South Asia

Hamid Karzai bid to end Afghan election dispute

An Afghan youth rides his bicycle past election posters in Kabul on 5 September 2010
Image caption The elections were dogged by allegations of corruption

The Afghan president has issued a decree saying the courts do not have the power to decide disputed results from last year's parliamentary polls.

Hamid Karzai's ruling also dissolved Afghanistan's special election tribunal which had accused 62 MPs of winning their seats through electoral fraud.

It said the Independent Election Commission (IEC) will now have a final say in deciding results.

The move is aimed at ending months of uncertainty over parliament's fate.

Observers say they hope that Wednesday's decree will help break the paralysis that has dogged the Afghan parliament since its inauguration in January.

Mr Karzai had earlier backed the special election tribunal which was dismissed by critics as being illegal and unconstitutional.

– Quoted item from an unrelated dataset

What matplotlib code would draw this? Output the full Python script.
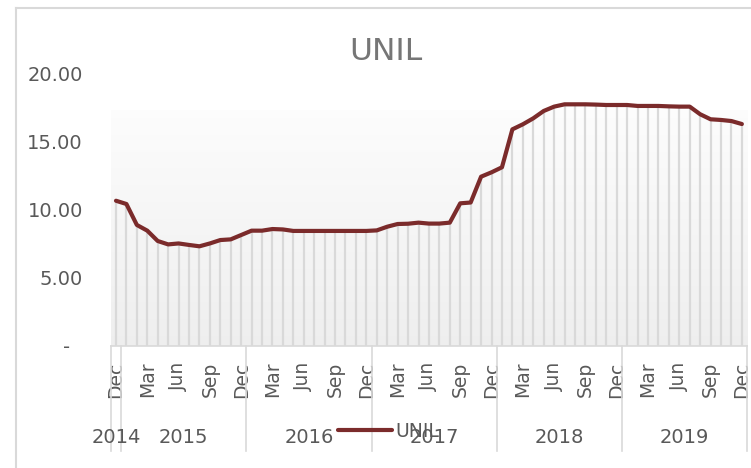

The BBC's Bilal Sarwary in Kabul says President Karzai's latest move does not mean that the row over the disputed election will come to an end - the fight now will be between IEC and MPs fighting over contested seats.

Some MPs say they will put tents outside the presidential palace and stay there for days if necessary until the matter is fairly resolved.

Our correspondent says that there are reports of a compromise reached between the president, the IEC and the losing and winning parliamentary candidates.

Half of the 62 MPs might make it to parliament, he says.

Those MPs without a seat will be offered positions in the government such as governorships and police positions.